Il est plus facile de faire ces propositions que de les mettre en
œuvre. En ce qui concerne le débat théorique on trouve de brillantes
contributions, telles que les thèses de Joachim Sartorius concernant
la politique culturelle européenne et l'évolution culturelle de
l'Europe (Kulturpolitische Mitteilungen Nr. 76 1/97) ou encore les
communications faites au 41ème Colloque de Loccum sur la politique
culturelle en 1997 à propos des "Nouvelles perspectives d'une politique
culturelle européenne". Des applications concrètes sont néanmoins
relativement rares. La création d'un Institut culturel européen,
d'une salle de lecture européenne constitueraient certainement encore
des avancées trop importantes. Le noyau franco-allemand de l'Europe
pourrait-il servir de laboratoire ?
Un exemple : le dialogue entre les pays riverains de la Méditerranée,
entre chrétiens et musulmans, entre européens et arabes, constitue
une partie importante de la politique culturelle européenne orientée
vers l'extérieur. Et pourtant tous les pays européens poursuivent
leur propre politique culturelle extérieure dans chacun des pays
limitrophes du Sud de la Méditerranée. Cela peut parfaitement être
enrichissant. Il ne s'agit aucunement de mettre ces efforts dans
un même moule européen, mais de les coordonner.
Citons brièvement les efforts allemands en ce qui concerne la Tunisie.
Nous cultivons les liens historiques unissant les pays de l'espace
méditerranéen qui représente un héritage culturel commun. 2,23 millions
de DM ont été débloqués pour des projets de conservation de monuments
historiques en Tunisie. Le projet le plus important fut celui du
Musée Chemtou. L'Institut allemand d'Archéologie a réalisé des fouilles
en Tunisie depuis 1980. Des monuments historiques numides, puniques,
romains et chrétiens se trouvent à Chemtou. En 1990, le gouvernement
tunisien nous a demandé de l'aide pour réaliser le projet d'élargissement
du musée. Le 31 octobre 1993, la construction a commencé. Depuis,
le projet a été achevé ; il s'agissait bel et bien d'un projet de
partenariat et non d'une idée fantaisiste allemande. La restauration
du bateau trouvé à Mahdia fut également d'un grand intérêt. Il s'agit
d'une épave datant à peu près de l'an 80 avant J.-Christ, découverte
dans le golfe de Mahdia et ramenée à la surface. Nous l'avons restaurée
puis exposée dans le "Rheinisches Landesmuseum" en automne 1994.
Enfin, la République fédérale d'Allemagne a participé à la restauration
de précieux manuscrits à Kairouan.
Nous développons les échanges universitaires et scientifiques. Le
nombre d'étudiants tunisiens est passé de 200 à 900. Il s'agit essentiellement
d'étudiants des filières d'ingénieurs, de mathématiques et de sciences.

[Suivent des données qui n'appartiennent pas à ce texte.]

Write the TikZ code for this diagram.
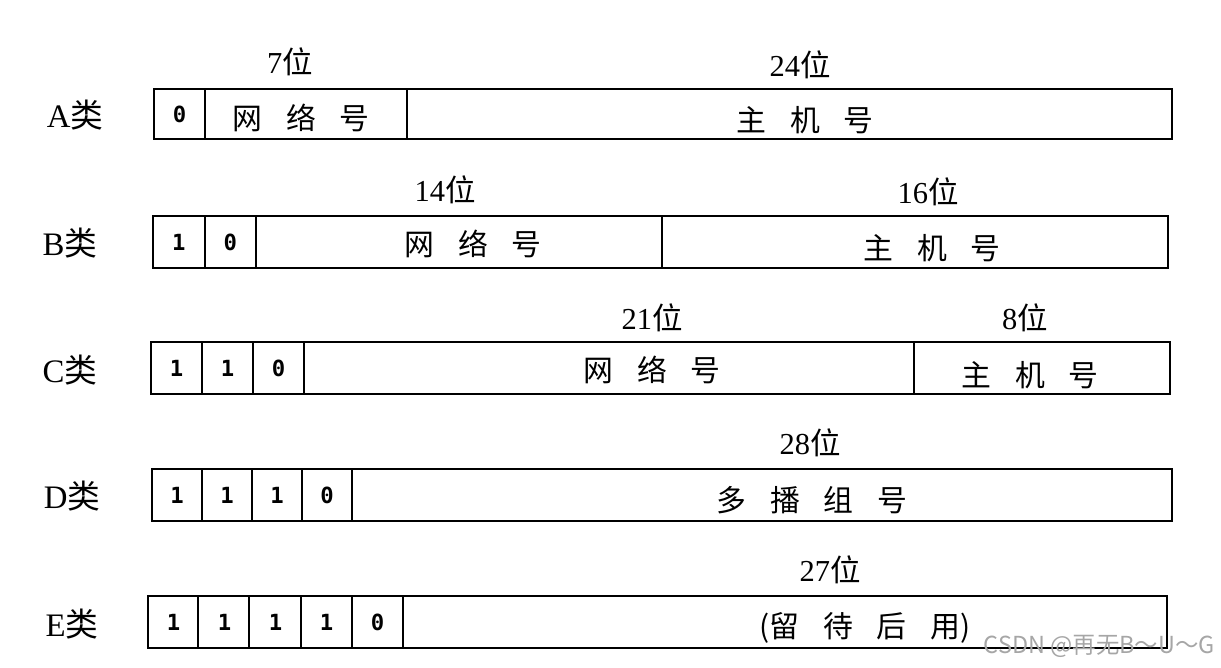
\documentclass[tikz,border=0pt]{standalone}
\usepackage{fontspec}
\setmainfont{Liberation Serif}
\newfontfamily\cjk{Noto Sans CJK SC}
\newfontfamily\bitfont{DejaVu Sans Mono}
\newcommand{\gap}{\hspace{0.8em}}
\newcommand{\wei}{{\cjk 位}}
\tikzset{
  box/.style={line width=1.8pt},
  bitval/.style={font=\bitfont\bfseries\fontsize{19}{19}\selectfont},
  cls/.style={font=\fontsize{28}{28}\selectfont},
  nbits/.style={font=\fontsize{26}{26}\selectfont},
  field/.style={font=\cjk\fontsize{25.5}{25.5}\selectfont},
}

\begin{document}
\begin{tikzpicture}[x=0.03cm, y=-0.03cm]
        \useasboundingbox (0,0) rectangle (1221,668);

        % A
        \node[cls] (la) at (75,115) {A{\cjk 类}};
        \draw[box] (154,89) rectangle (1172,139);
        \draw[box] (205,89) -- (205,139) (407,89) -- (407,139);
        \node[bitval] (a1) at (179.5,114) {0};
        \node[nbits] (wa1) at (290,62) {7\wei};
        \node[nbits] (wa2) at (800,65) {24\wei};
        \node[field] (anet) at (301,118) {网\gap 络\gap 号};
        \node[field] (ahost) at (805,120) {主\gap 机\gap 号};

        % B
        \node[cls] (lb) at (70,243) {B{\cjk 类}};
        \draw[box] (153,216) rectangle (1168,268);
        \foreach \x in {205,256,662} \draw[box] (\x,216) -- (\x,268);
        \foreach \b [count=\i] in {1,0}
          \node[bitval] (b\i) at ({153+51.5*(\i-0.5)},242) {\b};
        \node[nbits] (wb1) at (445,190) {14\wei};
        \node[nbits] (wb2) at (928,192) {16\wei};
        \node[field] (bnet) at (473,244) {网\gap 络\gap 号};
        \node[field] (bhost) at (932,248) {主\gap 机\gap 号};

        % C
        \node[cls] (lc) at (70,370) {C{\cjk 类}};
        \draw[box] (151,342) rectangle (1170,394);
        \foreach \x in {202,253,304,914} \draw[box] (\x,342) -- (\x,394);
        \foreach \b [count=\i] in {1,1,0}
          \node[bitval] (c\i) at ({151+51*(\i-0.5)},368) {\b};
        \node[nbits] (wc1) at (652,318) {21\wei};
        \node[nbits] (wc2) at (1025,318) {8\wei};
        \node[field] (cnet) at (652,370) {网\gap 络\gap 号};
        \node[field] (chost) at (1030,375) {主\gap 机\gap 号};

        % D
        \node[cls] (ld) at (72,496) {D{\cjk 类}};
        \draw[box] (152,469) rectangle (1172,521);
        \foreach \x in {202,252,302,352} \draw[box] (\x,469) -- (\x,521);
        \foreach \b [count=\i] in {1,1,1,0}
          \node[bitval] (d\i) at ({152+50*(\i-0.5)},495) {\b};
        \node[nbits] (wd1) at (810,443) {28\wei};
        \node[field] (dgrp) at (812,500) {多\gap 播\gap 组\gap 号};

        % E
        \node[cls] (le) at (72,624) {E{\cjk 类}};
        \draw[box] (148,596) rectangle (1167,648);
        \foreach \x in {198,249,301,352,403} \draw[box] (\x,596) -- (\x,648);
        \foreach \b [count=\i] in {1,1,1,1,0}
          \node[bitval] (e\i) at ({148+51*(\i-0.5)},622) {\b};
        \node[nbits] (we1) at (830,570) {27\wei};
        \node[field] (eres) at (865,628) {(留\gap 待\gap 后\gap 用)};

        % watermark
        \node[anchor=east, text=black!35, font=\cjk\fontsize{20}{20}\selectfont] (mark) at (1219,646) {CSDN @再无B～U～G};
\end{tikzpicture}
\end{document}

La langue allemande constitue la partie essentielle du travail de
l'Institut Goethe. Elle suscite un grand intérêt grâce au nombre
considérable de touristes allemands (environ 850 000 par an). Environ
12000 élèves apprennent l'allemand dans 120 établissements répartis
sur le territoire allemand. Nous promouvons la formation de germanistes
et de professeurs d'allemand.
La promotion du cinéma, de la radio, de la musique, de la danse,
du théâtre et des expositions fait également partie du partenariat
culturel entre l'Allemagne et la Tunisie ; le travail effectué par
les fondations politiques, les échanges scolaires et universitaires,
les associations d'amitié bilatérales et les jumelages s'inscrivent
dans cette même logique.
Ce bref résumé ne constitue-t-il pas justement une preuve s'opposant
à la thèse selon laquelle des relations culturelles communes à l'Europe
ou au couple franco-allemand existeraient ? Qu'aurait-on pu faire
de mieux ensemble ? N'est-il pas indispensable que les représentations
culturelles nationales restent en place ? Le poids des différents
passés coloniaux n'impose-t-il pas d'emblée d'agir séparément ?
Ces interrogations pèsent lourd. Néanmoins, la Tunisie a paraphé
un accord de libre-échange avec l'UE, et non avec la France ou avec
l'Allemagne. En dépit des satisfactions apportées par le bilatéralisme,
davantage d'harmonisation serait bienvenue.
Tout d'abord, les structures culturelles de la France sont inégalables.
Il y a près de 100 collaborateurs qui travaillent à "l'Institut
français de coopération". Rien que pour cette raison, une coopération
étroite s'impose. La République française consacre 25 millions de
francs à des bourses d'étudiants tunisiens venant en France. 100
projets sont réalisés chaque année grâce à l'existence d'une intense
coopération universitaire et scientifique. Sans doute vaudrait-il
la peine d'instaurer progressivement une coopération plus solidaire
face à des objectifs supérieurs tendant à favoriser la rencontre
des cultures.
L'exemple choisi est peut-être marginal. Mais il est probablement
plus simple d'élaborer de nouvelles formes de coopération depuis
la périphérie que dans les centres trop prestigieux.